In the corridor I meet my battle buddies, Pilar and Begoña. Also in the queue, waiting for treatment, is a very young girl, much younger than I, and her mother whom I have seen on previous occasions. Today I find out that the girl’s name is Claudia. It is strange, but those of us who go through this and only see each other every twenty-one days in the hallways, feel connected and we share our stories. We rejoice in the fate of others, selflessly, but also because we are filled with hope by their small victories.
Pilar and Begoña cycles were not too bad this time. They both mention that I have good color in my face and they remember that today I am finishing this phase of the treatment. They are happy for me. In fact, it was Pilar who told me that today is my turn to ring the bell. My aunt and I were surprised, because we thought that the bell was rung when you are cured. But no, Pilar tells me that it is today.
After catching up with my battle buddies and stopping by the pharmacy to get some medication, my aunt, Samirah and I go up to the cafeteria on the fifth floor. From there you can see the Mediterranean Sea and we soak up some sun while we wait for my treatment to be ready and the nurses plugging me in. This has been our little routine for the last six months, on chemo day.
After about half an hour or maybe forty minutes I am called down to the third floor to get my medications. I kiss Samirah and hug my aunt goodbye. This is the last time we do this, if it is God’s plans.
The treatment is going well. Normally I read emails from work, books, El Pais and whatever I can get my hands on.

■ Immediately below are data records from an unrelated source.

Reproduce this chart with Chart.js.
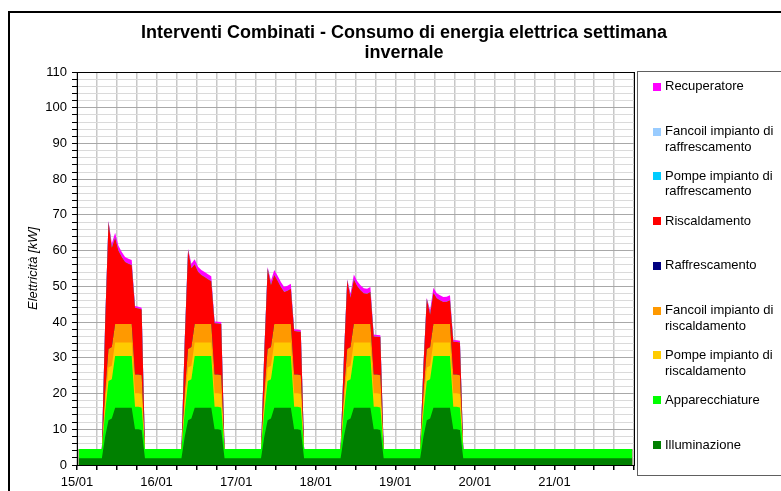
<!DOCTYPE html>
<html>
<head>
<meta charset="utf-8">
<script src="https://cdn.jsdelivr.net/npm/chart.js@4/dist/chart.umd.min.js"></script>
<style>
  html, body { margin: 0; padding: 0; background: #ffffff; }
  canvas { display: block; }
</style>
</head>
<body>
<canvas id="chart" width="781" height="491"></canvas>
<script>
// Day labels on the time axis (one per 24 h)
const dayLabels = ['15/01', '16/01', '17/01', '18/01', '19/01', '20/01', '21/01'];

// Hourly load profiles in kW, hours 0..23
const illumWeekday   = [1.9,1.9,1.9,1.9,1.9,1.9,1.9,1.9, 8,12.5,13,16,16,16,16,16,16,10,10,9.8, 1.9,1.9,1.9,1.9];
const illumWeekend   = [1.9,1.9,1.9,1.9,1.9,1.9,1.9,1.9,1.9,1.9,1.9,1.9,1.9,1.9,1.9,1.9,1.9,1.9,1.9,1.9,1.9,1.9,1.9,1.9];
const appWeekday     = [2.6,2.6,2.6,2.6,2.6,2.6,2.6,2.6, 7,11,11,14.5,14.5,14.5,14.5,14.5,14.5,6.3,6.3,6.3, 2.6,2.6,2.6,2.6];
const appWeekend     = [2.6,2.6,2.6,2.6,2.6,2.6,2.6,2.6,2.6,2.6,2.6,2.6,2.6,2.6,2.6,2.6,2.6,2.6,2.6,2.6,2.6,2.6,2.6,2.6];
const pumpsWeekday   = [0,0,0,0,0,0,0,0, 2.5,3.8,3.8,3.8,3.8,3.8,3.8,3.8,3.8,3.8,3.8,3.8, 0,0,0,0];
const fancoilWeekday = [0,0,0,0,0,0,0,0, 3,5.2,5.2,5.2,5.2,5.2,5.2,5.2,5.2,5.2,5.2,5.2, 0,0,0,0];
const recupWeekday   = [0,0,0,0,0,0,0,0, 0,0.3,1.2,1.4,1.4,1.4,1.4,1.4,1.4,0.5,0.5,0.5, 0,0,0,0];
const zeroDay        = [0,0,0,0,0,0,0,0,0,0,0,0,0,0,0,0,0,0,0,0,0,0,0,0];

// Heating demand per working day
const heat1501 = [0,0,0,0,0,0,0,0, 19.5,35.6,27.8,24.1,20.5,18.7,17.3,16.8,16.5,18.7,18.5,18.4, 0,0,0,0];
const heat1601 = [0,0,0,0,0,0,0,0, 14.5,27.7,22.1,16.7,14.6,13.7,13.1,12.5,11.9,14.4,14.3,14.4, 0,0,0,0];
const heat1701 = [0,0,0,0,0,0,0,0, 11.5,22.6,17.4,13.7,12.1,10.3,8.9,9.3,9.8,12.2,12.1,12.2, 0,0,0,0];
const heat1801 = [0,0,0,0,0,0,0,0, 9.5,19.2,13.8,12.4,10.6,9.4,8.6,8.4,8.9,10.7,10.6,10.7, 0,0,0,0];
const heat1901 = [0,0,0,0,0,0,0,0, 7.5,14.0,9.1,8.7,7.2,6.6,6.1,6.2,6.6,9.2,9.1,9.2, 0,0,0,0];

// Join daily profiles into a week; each hourly value sits in the middle of its hour
function week(days) {
  return days.flat().map((v, i) => ({ x: i + 0.5, y: v }));
}

const wd = (p) => [p, p, p, p, p];

// Bottom to top of the stack
const series = [
  { label: 'Illuminazione', color: '#008000', data: week([...wd(illumWeekday), illumWeekend, illumWeekend]) },
  { label: 'Apparecchiature', color: '#00FF00', data: week([...wd(appWeekday), appWeekend, appWeekend]) },
  { label: 'Pompe impianto di riscaldamento', color: '#FFCC00', data: week([...wd(pumpsWeekday), zeroDay, zeroDay]) },
  { label: 'Fancoil impianto di riscaldamento', color: '#FF9900', data: week([...wd(fancoilWeekday), zeroDay, zeroDay]) },
  { label: 'Raffrescamento', color: '#000080', data: week([zeroDay, zeroDay, zeroDay, zeroDay, zeroDay, zeroDay, zeroDay]) },
  { label: 'Riscaldamento', color: '#FF0000', data: week([heat1501, heat1601, heat1701, heat1801, heat1901, zeroDay, zeroDay]) },
  { label: 'Pompe impianto di raffrescamento', color: '#00CCFF', data: week([zeroDay, zeroDay, zeroDay, zeroDay, zeroDay, zeroDay, zeroDay]) },
  { label: 'Fancoil impianto di raffrescamento', color: '#99CCFF', data: week([zeroDay, zeroDay, zeroDay, zeroDay, zeroDay, zeroDay, zeroDay]) },
  { label: 'Recuperatore', color: '#FF00FF', data: week([...wd(recupWeekday), zeroDay, zeroDay]) }
];

const FONT = '"Liberation Sans", Arial, Helvetica, sans-serif';

// Frame, title, axis title, plot border and legend box
const decorations = {
  id: 'decorations',
  beforeDraw(chart) {
    const ctx = chart.ctx;
    ctx.save();
    ctx.fillStyle = '#ffffff';
    ctx.fillRect(0, 0, chart.width, chart.height);
    ctx.restore();
  },
  afterDraw(chart) {
    const ctx = chart.ctx;
    const a = chart.chartArea;
    ctx.save();

    // outer frame
    ctx.strokeStyle = '#000000';
    ctx.lineWidth = 2;
    ctx.beginPath();
    ctx.moveTo(9, chart.height + 5);
    ctx.lineTo(9, 12);
    ctx.lineTo(chart.width + 5, 12);
    ctx.stroke();

    // plot border
    ctx.lineWidth = 1;
    ctx.strokeStyle = '#000000';
    ctx.strokeRect(Math.round(a.left) + 0.5, Math.round(a.top) + 0.5,
                   Math.round(a.right - a.left), Math.round(a.bottom - a.top));

    // title
    ctx.fillStyle = '#000000';
    ctx.textAlign = 'center';
    ctx.textBaseline = 'middle';
    ctx.font = 'bold 18px ' + FONT;
    ctx.fillText('Interventi Combinati - Consumo di energia elettrica settimana', 404, 33);
    ctx.fillText('invernale', 404, 53);

    // y axis title
    ctx.save();
    ctx.translate(33, (a.top + a.bottom) / 2);
    ctx.rotate(-Math.PI / 2);
    ctx.font = 'italic 13px ' + FONT;
    ctx.fillText('Elettricità [kW]', 0, 0);
    ctx.restore();

    // legend
    ctx.strokeStyle = '#606060';
    ctx.lineWidth = 1;
    ctx.strokeRect(637.5, 71.5, 200, 404);
    ctx.font = '13px ' + FONT;
    ctx.textAlign = 'left';
    ctx.textBaseline = 'middle';
    const ds = chart.data.datasets;
    for (let k = 0; k < ds.length; k++) {
      const d = ds[ds.length - 1 - k];
      const y = 86.7 + k * 44.8;
      ctx.fillStyle = d.backgroundColor;
      ctx.fillRect(653, Math.round(y - 4), 8, 8);
      ctx.fillStyle = '#000000';
      const words = d.label.split(' ');
      const lines = [];
      let cur = '';
      for (const w of words) {
        const t = cur ? cur + ' ' + w : w;
        if (ctx.measureText(t).width > 112 && cur) { lines.push(cur); cur = w; } else { cur = t; }
      }
      lines.push(cur);
      lines.forEach((ln, j) => ctx.fillText(ln, 665, y + j * 15.6));
    }
    ctx.restore();
  }
};

new Chart(document.getElementById('chart'), {
  type: 'line',
  data: {
    datasets: series.map(s => ({
      label: s.label,
      data: s.data,
      backgroundColor: s.color,
      borderColor: 'rgba(0,0,0,0)',
      borderWidth: 0,
      fill: 'origin',
      pointRadius: 0,
      pointHoverRadius: 0,
      tension: 0
    }))
  },
  options: {
    responsive: false,
    animation: false,
    layout: { padding: { top: 72, right: 147, bottom: 0, left: 0 } },
    plugins: {
      legend: { display: false },
      title: { display: false },
      tooltip: { enabled: false }
    },
    scales: {
      x: {
        type: 'linear',
        min: 0,
        max: 168,
        ticks: {
          stepSize: 6,
          autoSkip: false,
          maxRotation: 0,
          minRotation: 0,
          padding: 5,
          color: '#000000',
          font: { family: FONT, size: 13 },
          callback: (v) => (v % 24 === 0 ? (dayLabels[v / 24] || '') : '')
        },
        grid: { color: '#c8c8c8', lineWidth: 1.5, tickColor: '#000000', tickLength: 5 },
        border: { color: '#000000', width: 1 },
        afterFit: (s) => { s.height = 26; }
      },
      y: {
        stacked: true,
        min: 0,
        max: 110,
        ticks: {
          stepSize: 2,
          autoSkip: false,
          padding: 5,
          color: '#000000',
          font: { family: FONT, size: 13 },
          callback: (v) => (v % 10 === 0 ? String(v) : '')
        },
        grid: {
          color: (c) => (c.tick && c.tick.value % 10 === 0 ? '#a8a8a8' : '#dadada'),
          lineWidth: 1,
          tickColor: '#000000',
          tickLength: 5
        },
        border: { color: '#000000', width: 1 },
        afterFit: (s) => { s.width = 77; }
      }
    }
  },
  plugins: [decorations]
});
</script>
</body>
</html>
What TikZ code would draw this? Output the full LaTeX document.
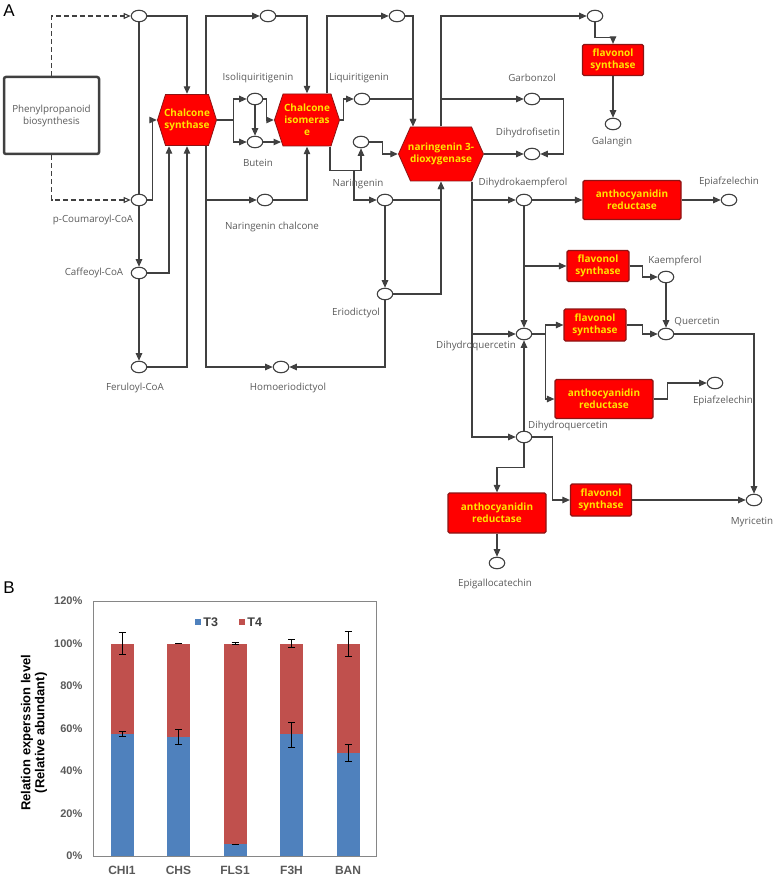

Today is different, I have a lot of messages to answer and I want to talk to my battle buddies. I want to ask them for their phone numbers to make sure we don’t lose contact. And this way, time is passing. Pilar tells me that she lost her father to stomach cancer, that she has a 10 year old girl, that the person who always accompanies her is her aunt and many other things. I also meet a lady, Cristina, who has been battling pancreatic cancer for 3 years. I stand up and move closer to the my buddies’ armchairs to be able to hear them better. Fatima listens quietly to our stories and when I go to sit down again in my chair, she starts to tell me a little bit of her story: breast cancer, first surgery and now chemo. We all have our stories.
At four o’clock in the afternoon Pilar finishes her Docetaxel and can leave, but she tells me that she will wait for me. She is looking forward to seeing me ring the bell. I am also looking forward to her waiting for me. In my mind, I imagine that I am going to ask Samirah and my aunt to ring the bell together because we have climbed this Everest together.
Around 4:30 in the afternoon I finish the treatment. Samirah is waiting for me at the exit of the treatment room on third floor. We have to go up to the fourth floor for the bell. Once there, when I approach the entrance to the oncology department, my eyes begin to tear up, but this time because I feel emotional and because of a more than compelling reason. Not only Pilar is waiting for me, but also my cousin and my parents in law, nurses, assistants and relatives of other patients. I approach the bell. I hold tightly to a green rope hanging from it and ring the golden instrument with all of my strength. For myself, for those who are going through this situation, for my family, for my friends, for all those who have been by our side these six months. Perhaps because of the force with which I hit the bell, the rope comes loose. We all laugh, but a terrifying thought crosses my mind: is this a bad sign? I can’t leave things like this, so I re-hook the rope and hold on to a wire that is also hanging from the bell and start ringing it hard again. Again I am left with rope and wire in my hand. But nothing bad happens, because the only thing that is real is that we have climbed this Everest, we are at the top and now we can start the descent. Today begins my road to recovery.